Fig. 196.
A loadstone mounted in brass or silver, with the iron cheeks b b attached. c. The bit of soft iron called the armature.
Second Experiment.
If a needle of tempered steel (fitted with a little brass cup in the centre to work upon a point) is rubbed with the loadstone in one direction only, it is rendered permanently magnetic, and will now be found to take a certain fixed position, pointing always in a direction due north and south.
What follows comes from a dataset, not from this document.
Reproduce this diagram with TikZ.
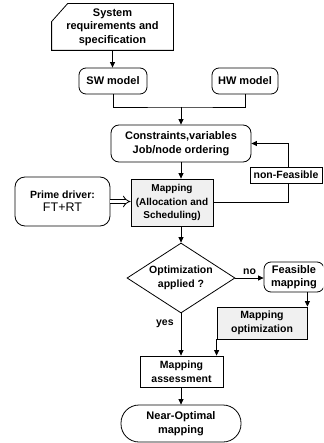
\documentclass[tikz,border=0pt]{standalone}
\usepackage{fontspec}
\setmainfont{Liberation Sans}
\usetikzlibrary{arrows.meta,shapes.geometric,calc}
\begin{document}
\begin{tikzpicture}[x=1pt,y=-1pt,
  line width=0.8pt,
  txt/.style={align=center,font=\bfseries\fontsize{11}{13.5}\selectfont,inner sep=0pt},
  stxt/.style={align=center,font=\bfseries\fontsize{10.5}{13.5}\selectfont,inner sep=0pt},
  rbox/.style={txt,draw,rounded corners=7pt},
  sbox/.style={stxt,draw},
  gbox/.style={stxt,draw,fill=gray!12},
  arr/.style={-{Triangle[length=5.5pt,width=5pt]}},
]
\useasboundingbox (0,0) rectangle (323,443);
\begin{scope}
\clip (0,0) rectangle (323,443);
% system requirements (card shape)
\node[txt,minimum width=121pt,minimum height=46pt] (sys) at (112.5,27) {System\\requirements and\\specification};
\draw (sys.north west) ++(0,18) -- ($(sys.north west)+(16,0)$) -- (sys.north east) -- (sys.south east) -- (sys.south west) -- cycle;
\node[rbox,minimum width=68pt,minimum height=26pt] (sw) at (113,81) {SW model};
\node[rbox,minimum width=66pt,minimum height=26pt] (hw) at (245,81) {HW model};
\node[rbox,rounded corners=8pt,minimum width=140pt,minimum height=37pt] (cons) at (181,143.5) {Constraints,variables\\Job/node ordering};
\node[gbox,font=\bfseries\fontsize{10}{13.5}\selectfont,minimum width=82pt,minimum height=47pt] (map) at (172,202.5) {Mapping\\(Allocation and\\Scheduling)};
\node[draw,rounded corners=10pt,align=center,inner sep=0pt,minimum width=95pt,minimum height=49pt] (prime) at (62.5,201.5)
  {{\bfseries\fontsize{10.5}{13}\selectfont Prime driver:}\\[1pt]{\fontsize{12.5}{14}\selectfont FT+RT}};
\node[diamond,draw,stxt,aspect=1.54,inner sep=0pt,minimum width=108pt,minimum height=70pt] (dec) at (181,278) {Optimization\\applied ?};
\node[rbox,minimum width=60pt,minimum height=30pt] (feas) at (294,277) {Feasible\\mapping};
\node[gbox,minimum width=90pt,minimum height=32pt] (mopt) at (262,323) {Mapping\\optimization};
\node[sbox,minimum width=83pt,minimum height=31pt] (assess) at (181.5,371.5) {Mapping\\assessment};
\node[rbox,rounded corners=18pt,minimum width=120pt,minimum height=37pt] (near) at (181,423.5) {Near-Optimal\\mapping};
% connectors
\draw[arr] (sys.south) -- (sys.south |- sw.north);
\coordinate (j) at (181,107);
\draw (sw.south) |- (j) -| (hw.south);
\draw[arr] (j) -- (cons.north);
\draw[arr] (cons.south) -- (cons.south |- map.north);
\draw[double,double distance=3.2pt,line width=0.8pt,-{Implies}] (prime.east) -- (prime.east -| map.west);
\coordinate (fbx) at (288,0);
\draw[arr] (map.east) -| (fbx |- cons.east) -- (cons.east);
\node[stxt,draw,fill=white,minimum width=72pt,minimum height=16pt] (nf) at (286,175) {non-Feasible};
\draw[arr] (dec.north |- map.south) -- (dec.north);
\draw[arr] (dec.east) -- node[stxt,above=3pt] {no} (dec.east -| feas.west);
\draw[arr] (mopt.north east |- feas.south) -- (mopt.north east);
\draw[arr] (mopt.south west) -- (mopt.south west |- assess.north);
\draw[arr] (dec.south) -- node[stxt,pos=0.25,left=7pt] {yes} (dec.south |- assess.north);
\draw[arr] (assess.south -| near.north) -- (near.north);
\end{scope}
\end{tikzpicture}
\end{document}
The end which points towards the north is called the north pole, and the other extremity the south pole, and it is usual to mark the north pole with an indent or scratch to distinguish it at all times.
Third Experiment.
If another bar of steel is magnetized, and the north pole duly marked, and then brought towards the same pole of the suspended magnet, instant repulsion takes place; the magnet, of course, grasped in the hand is not free to move, but the small magnet immediately shows the same fact noticed with electricity, viz., "that similar magnetisms repel." Two north poles repel each other, but when the bar of steel is reversed, the opposite effect occurs, and the suspended magnet is attracted, showing that dissimilar magnetisms attract, and a north will attract a south pole. (Fig. 197.)
Fig. 197.
A magnetic needle, the north pole n being attracted to the south pole of the bar magnet s, and repelled from the north end.